1 ottobre 2010

E Romano Dal Forno disse: "Più che burocrazia, serve del grande Amarone"

Angelo Peretti
La concomitanza è del tutto casuale, giacché i servizi della rivista vengono programmati con larghissimo anticipo. Però è piuttosto interessante che, proprio nel mentre il Consorzio di tutela del Valpolicella e l'associazione delle Famiglie dell'Amarone d'Arte si confrontano a distanza con dei comunicati stampa, sulla faccenda prenda la parola un mostro sacro dell'Amarone come Romano Dal Forno.
Fatta questa prenessa, faccio ora una confessione, che mi serve da seconda premessa. In quest'Italia dell'eterno dualismo - dal Coppi-Bartali al Mazzola-Rivera e via discorrendo fino ai giorni nostri - capita talvolta che tra i fan dell'Amarone ci si divida tra quintarelliani e dalforniani. E che dunque si ponga l'interrogativo se si preferisca il vino di Bepi Quintarelli o quello di Romano Dal Forno. Detto che entrambi fanno grandissimi vini (certamente costosi, ma mai quanto un vino di punta della Francia, e dunque a confronto di tanti transalpini son quasi economici) e che di Quintarelli e di Dal Forno ne servirebbero di più non solo in Valpolicella, ma anche in Italia, detto questo, per togliere di torno ogni ombra di dubbio, affermo che se mi si proponesse di stappare una bottiglia dell'uno o dell'altro, opterei per un Amarone del Bepi. Ordunque, nonostante questo - o forse proprio per questo - reputo interessante riproporre qui quel che Dal Forno ha dichiarato a una rivista mica da scherzi: Wine Spectator. La più letta al mondo, tra le riviste del vino.

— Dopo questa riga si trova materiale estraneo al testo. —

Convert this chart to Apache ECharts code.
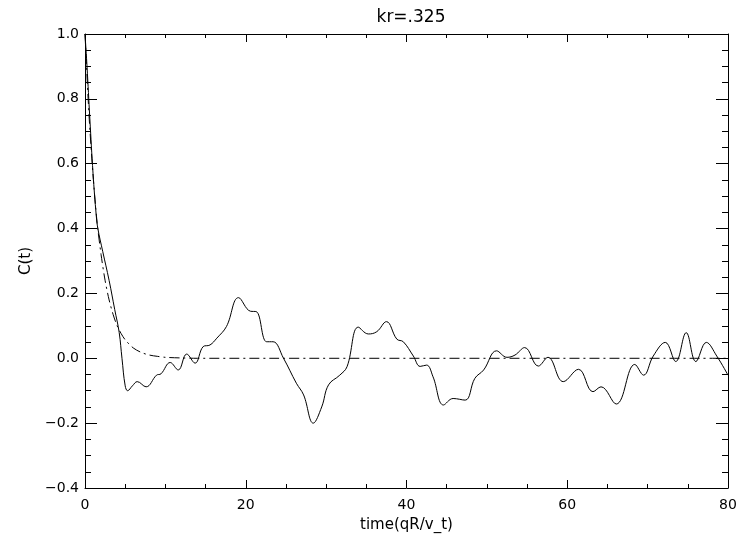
<!DOCTYPE html>
<html>
<head>
<meta charset="utf-8">
<script src="https://cdn.jsdelivr.net/npm/echarts@6/dist/echarts.min.js"></script>
<style>
  html, body { margin: 0; padding: 0; background: #fff; }
  #chart { width: 755px; height: 542px; }
</style>
</head>
<body>
<div id="chart"></div>
<script>
// Correlation function C(t) for kr = .325
const titleText = 'kr=.325';
const xName = 'time(qR/v_t)';
const yName = 'C(t)';

// Simulated correlation (solid): time values and C(t)
const simTime = [0, 0.25, 0.6, 1.0, 1.4, 1.6, 2.2, 3.0, 3.7, 4.25, 4.6, 5.0, 5.3, 5.9, 6.5, 7.6, 8.9, 9.45,
  10.6, 11.6, 12.65, 13.7, 14.7, 15.55, 16.4, 17.6, 19.1, 20.6, 21.3, 22.6, 23.4, 24.7, 26.3, 27.2, 28.4,
  29.45, 30.3, 31.7, 32.6, 34.0, 35.25, 36.3, 37.5, 38.8, 39.6, 40.85, 41.7, 42.5, 43.3, 44.6, 45.8, 47.3,
  48.5, 49.6, 51.2, 52.5, 53.5, 54.7, 56.4, 57.6, 59.5, 61.4, 63.2, 64.2, 66.1, 68.4, 69.5, 70.7, 72.2,
  73.5, 74.8, 76.0, 77.3, 78.6, 80.0];
const simC = [1.0, 0.90, 0.74, 0.57, 0.44, 0.40, 0.33, 0.24, 0.15, 0.08, 0.0, -0.085, -0.10, -0.085, -0.072,
  -0.088, -0.052, -0.048, -0.013, -0.036, 0.013, -0.015, 0.036, 0.041, 0.062, 0.098, 0.187, 0.145, 0.144,
  0.051, 0.051, 0.0, -0.077, -0.113, -0.20, -0.15, -0.082, -0.052, -0.026, 0.096, 0.075, 0.082, 0.113,
  0.059, 0.051, 0.007, -0.025, -0.021, -0.057, -0.144, -0.124, -0.129, -0.062, -0.036, 0.023, 0.003,
  0.010, 0.033, -0.024, 0.003, -0.072, -0.034, -0.103, -0.088, -0.141, -0.019, -0.052, 0.007, 0.049,
  -0.010, 0.079, -0.010, 0.049, 0.007, -0.052];

// Model decay (dash-dot)
const modelTime = [0, 0.5, 1.0, 1.5, 2.0, 2.5, 3.0, 3.5, 4.0, 4.5, 5.0, 6.0, 7.0, 8.0, 9.0, 10.0, 12.0, 14.0, 80.0];
const modelC = [1.0, 0.75, 0.565, 0.42, 0.32, 0.24, 0.18, 0.135, 0.10, 0.076, 0.057, 0.032, 0.018, 0.010, 0.006, 0.003, 0.001, 0.0, 0.0];

const xTicks = { min: 0, max: 80, interval: 20 };
const yTicks = { min: -0.4, max: 1.0, interval: 0.2 };

const pair = (xs, ys) => xs.map((x, i) => [x, ys[i]]);
const fmtY = v => (Math.abs(v) < 1e-9 ? 0 : v).toFixed(1).replace('-', '\u2212');

const FONT = 'DejaVu Sans';
const axisLine = { show: true, onZero: false, lineStyle: { color: '#000', width: 1 } };

function xAxisCfg(pos, labels) {
  return {
    type: 'value', position: pos, min: xTicks.min, max: xTicks.max, interval: xTicks.interval,
    axisLine, splitLine: { show: false },
    axisTick: { show: true, inside: true, length: 8, lineStyle: { color: '#000' } },
    minorTick: { show: true, splitNumber: 4, length: 4, lineStyle: { color: '#000' } },
    axisLabel: { show: labels, color: '#000', fontFamily: FONT, fontSize: 14, margin: 10 },
    name: labels ? xName : '', nameLocation: 'middle', nameGap: 30,
    nameTextStyle: { color: '#000', fontFamily: FONT, fontSize: 15 }
  };
}
function yAxisCfg(pos, labels) {
  return {
    type: 'value', position: pos, min: yTicks.min, max: yTicks.max, interval: yTicks.interval,
    axisLine, splitLine: { show: false },
    axisTick: { show: true, inside: true, length: 12, lineStyle: { color: '#000' } },
    minorTick: { show: true, splitNumber: 4, length: 6, lineStyle: { color: '#000' } },
    axisLabel: { show: labels, color: '#000', fontFamily: FONT, fontSize: 14, margin: 6, formatter: fmtY },
    name: labels ? yName : '', nameLocation: 'middle', nameGap: 50,
    nameTextStyle: { color: '#000', fontFamily: FONT, fontSize: 15 }
  };
}

const chart = echarts.init(document.getElementById('chart'), null, { renderer: 'canvas' });
chart.setOption({
  animation: false,
  backgroundColor: '#fff',
  title: {
    text: titleText, left: 406, top: 4, textAlign: 'center',
    textStyle: { color: '#000', fontFamily: FONT, fontSize: 17, fontWeight: 'normal' }
  },
  grid: { left: 85, right: 27, top: 34, bottom: 54 },
  xAxis: [xAxisCfg('bottom', true), xAxisCfg('top', false)],
  yAxis: [yAxisCfg('left', true), yAxisCfg('right', false)],
  series: [
    {
      type: 'line', xAxisIndex: 0, yAxisIndex: 0, data: pair(simTime, simC),
      showSymbol: false, smooth: 0.4, lineStyle: { color: '#000', width: 1 }
    },
    {
      type: 'line', xAxisIndex: 0, yAxisIndex: 0, data: pair(modelTime, modelC),
      showSymbol: false, smooth: 0.3, lineStyle: { color: '#000', width: 1, type: [10, 4, 2, 4] }
    }
  ]
});
</script>
</body>
</html>
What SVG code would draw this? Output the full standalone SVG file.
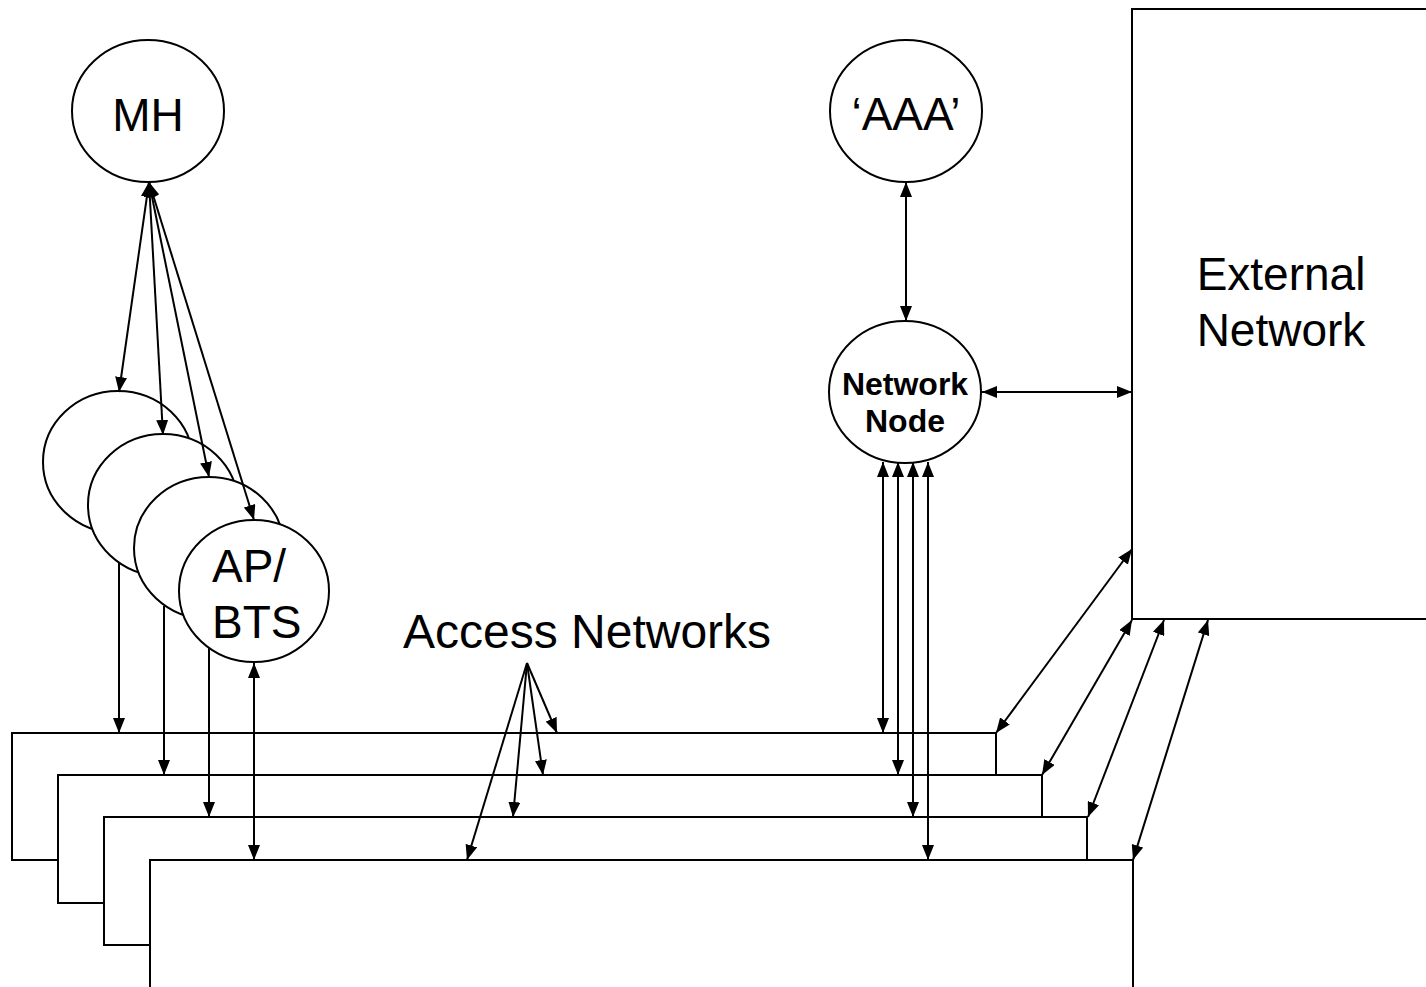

Sul numero di metà ottobre, appena arrivato agli abbonati, c'è un amplissimo servizio di Bruce Sanderson sui vini del Nord Est. E dentro al servizio ci sono due approfondimenti: uno dedicato a Romano Dal Forno, appunto (cinque pagine!), e l'altro ad Alois Lageder.
Dentro al pezzo dedicato a Romano, Sanderson scrive così: "La scorsa estate, 10 aziende vinicole di punta, che includono nomi al top come Allegrini, Masi, Tedeschi e Tommasi, hanno annunciato la costituzione di un gruppo chiamato Le Famiglie dell'Amarone d'Arte, che intende proteggere l'immagine dell'Amarone. Si sono legati a regole produttive più restrittive di quelle della denominazione. Dal Forno non appartiene al gruppo. Lui preferisce lasciare che siano i suoi vini a parlare per lui. Lui non è uno di quelli che dicono agli altri produttori come fare il loro mestiere. Lui crede che invece di focalizzarsi sulle regole burocratiche, i vignaioli della zona dovrebbero focalizzarsi sull'aumentare la qualità sia dei loro Amarone che dei loro Valpolicella, in modo da competere con i migliori vini d'Italia e del mondo. Quello, dice lui, è ciò che proteggerà l'immagine dell'Amarone".
Insisto: la coincidenza temporale è del tutto fortuita, ché credo che l'articolo Sanderson l'abbia scritto un bel po' di tempo fa. Però sono parole che ritengo possano servire per una riflessione.
Per quel che mi riguarda, e per quel che conta il mio parere, dico che le regole ci vogliono e che vanno rispettate e fatte rispettare. Però concordo: chi vuol fare un grande vino su quello deve concentrarsi, sul vino (e secondo me anche sulla fedeltà a quello stranordinario mix di fattori naturali ed umani che i francesi chiamano terroir). E se una zona vuol esser considerata terra di grandi vini deve dimostrare che i grandi vini esistono con assoluta continuità, per lungo tempo e con l'impegno di tutti. Di tutti.